If a company does not have an enterprise architecture, it is very recommended embracing SOA and EA together.


June 18, 2008  2:53 AM

Warning: Excessive status message is costly and counterproductive



Posted by: Rpedroso
EAI

Control and monitoring are essential features of an EAI environment.

Status message has the main role in monitoring. When a data message is processed by an EAI component, this component generates an status menssage. Then a tool can use this information to show the component where the message stopped.

However you must be careful with the amount of status message.

A large number of status message can prejudice the EAI platform performance. In some cases, the entire environment must work and data message transport stops because status messages can not be processed.

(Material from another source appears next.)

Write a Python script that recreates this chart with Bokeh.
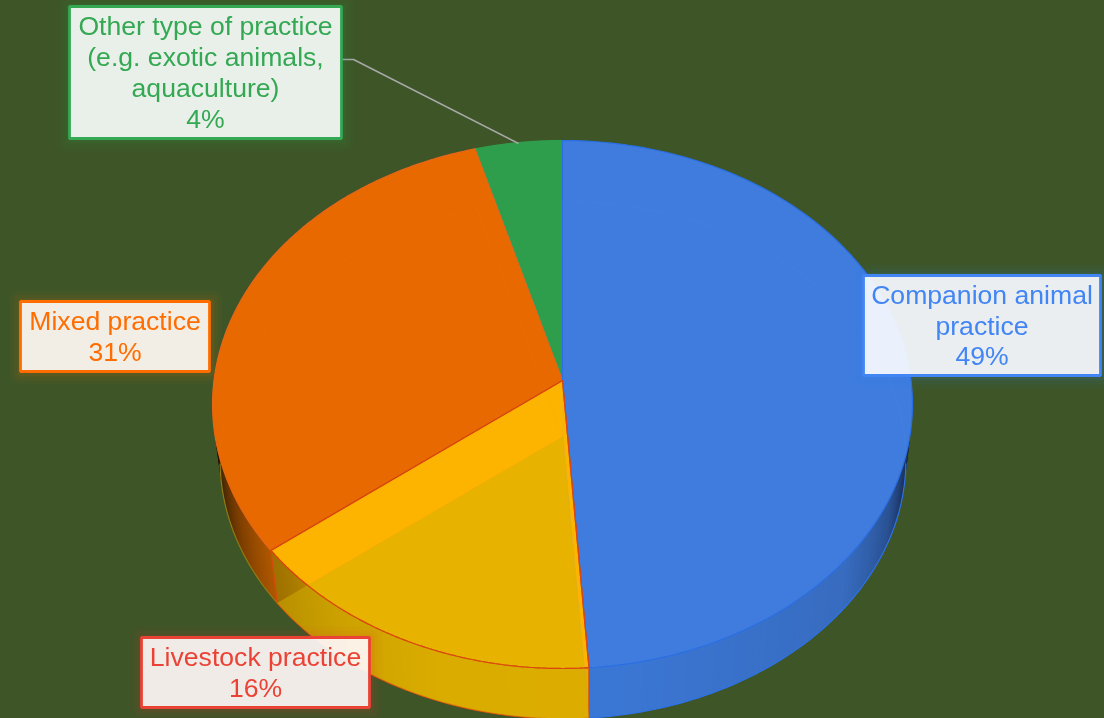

The architecture must guarantee that data messages will pass through EAI even if there is some problem with status message.

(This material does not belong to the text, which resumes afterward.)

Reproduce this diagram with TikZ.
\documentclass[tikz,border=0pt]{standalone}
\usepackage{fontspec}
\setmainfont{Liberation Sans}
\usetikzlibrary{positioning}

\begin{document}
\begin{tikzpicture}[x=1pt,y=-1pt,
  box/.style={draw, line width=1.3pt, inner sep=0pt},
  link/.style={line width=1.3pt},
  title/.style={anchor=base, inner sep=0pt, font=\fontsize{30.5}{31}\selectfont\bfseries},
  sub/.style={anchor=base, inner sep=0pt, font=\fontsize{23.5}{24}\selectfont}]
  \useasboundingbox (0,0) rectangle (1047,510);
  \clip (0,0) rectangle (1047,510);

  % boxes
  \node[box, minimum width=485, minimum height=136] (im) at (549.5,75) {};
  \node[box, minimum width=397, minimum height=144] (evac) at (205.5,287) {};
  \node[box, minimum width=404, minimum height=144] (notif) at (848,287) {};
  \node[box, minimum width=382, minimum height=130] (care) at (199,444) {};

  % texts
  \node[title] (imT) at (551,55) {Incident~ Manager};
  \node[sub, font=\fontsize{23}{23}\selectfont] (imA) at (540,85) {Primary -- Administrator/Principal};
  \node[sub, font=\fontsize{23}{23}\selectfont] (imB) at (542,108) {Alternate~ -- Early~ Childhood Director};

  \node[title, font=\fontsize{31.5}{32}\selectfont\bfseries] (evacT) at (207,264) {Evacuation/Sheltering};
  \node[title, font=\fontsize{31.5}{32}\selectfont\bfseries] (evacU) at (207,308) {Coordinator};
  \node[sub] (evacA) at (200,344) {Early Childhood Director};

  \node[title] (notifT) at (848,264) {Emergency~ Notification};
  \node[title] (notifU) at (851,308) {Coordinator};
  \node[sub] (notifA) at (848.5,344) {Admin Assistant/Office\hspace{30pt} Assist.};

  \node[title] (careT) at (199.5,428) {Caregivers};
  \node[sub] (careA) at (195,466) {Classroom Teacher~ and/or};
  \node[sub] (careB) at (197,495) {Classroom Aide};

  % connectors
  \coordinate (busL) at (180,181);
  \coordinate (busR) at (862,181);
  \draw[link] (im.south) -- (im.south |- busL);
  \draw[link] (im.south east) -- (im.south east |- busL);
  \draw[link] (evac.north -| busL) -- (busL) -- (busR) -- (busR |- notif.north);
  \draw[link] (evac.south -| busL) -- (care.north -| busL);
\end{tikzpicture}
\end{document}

Moreover, it is necessary evaluate if the status message amount makes sense.


June 16, 2008  1:54 AM

SOA and EAI metrics



Posted by: Rpedroso
EAI, Metrics, SOA

How do you estimate the size of SOA or EAI projects?

I am not a metric expert, but I think use case point (UCP) and function point (FP) are not suitable for SOA and EAI.

UCP and FP are referring to the users view of system rather than a technical aspect. SOA and mainly EAI are not about the users view of systems. They are more about system and information architecture.

It is very bad not to have a method to measure the project’s product. Without a metric method it is impossible to benchmark the performance of the team.

Maybe an expert can determine how apply FP concepts, for example, in an EAI scenario.

Please, let me know what method you use to measure your EAI or SOA projects.


June 12, 2008  2:59 AM

Agent or proxy: what is your preferred approach?



Posted by: Rpedroso
ESB, SOA

ESB products are usually composed of several applications. Each application is focused in one specific capability like monitoring, security and service orchestration.

These applications or modules are often related to service consumer and service provider.

This class of ESB modules follow one of these approaches:

a) Proxy: Service consumer calls an ESB component that calls the service provider. The proxy can store data from consumer and provider or it can ensure the consumer has the rights to access the provider.

b) Agent: An ESB component intercepts calls from service consumer. Like in the previous example, the component can monitoring the environment and and can ensure security.

What is the best approach?

The answer depends on the stage of SOA adoption.

If you just start developing services, I think an proxy-based product is more suitable. In this case, you don’t have a legacy to be modified to use the proxy.

Otherwise, if you had already developed a lot of services, you must consider the agent approach. Agent-based products are more expansive, but they don’t require any change in the services.


June 8, 2008  4:23 AM

Will ESB and BPMS from different vendors work well together?



Posted by: Rpedroso
BPMS, ESB, SOA, Standards

Last week I was talking with a colleague about ESB and BPMS. Vendors are offering BPMS with ESB features, but the company where he works will evaluate BPMS and ESB separately.

I think it is hard to define where ESB’s responsability ends and BPMS’s responsability begins. Besides, what kind of requirement will guarantee that ESB and BPMS from different vendors work well together?

Standards could be used for ensure the interoperability of ESB with BPMS. But how to be sure the vendors really follow the standards? For example, if a requirement states that the ESB registry must be compliant with the UDDI Version 3 standard and another says BPMS must be able to discover services at an UDDI Version 3, when ESB and BPMS are from different vendors do you really believe they will always be compatible?

Choosing BPMS and ESB separately can bring the best of two worlds, but you must be careful to avoid a gap between the platforms.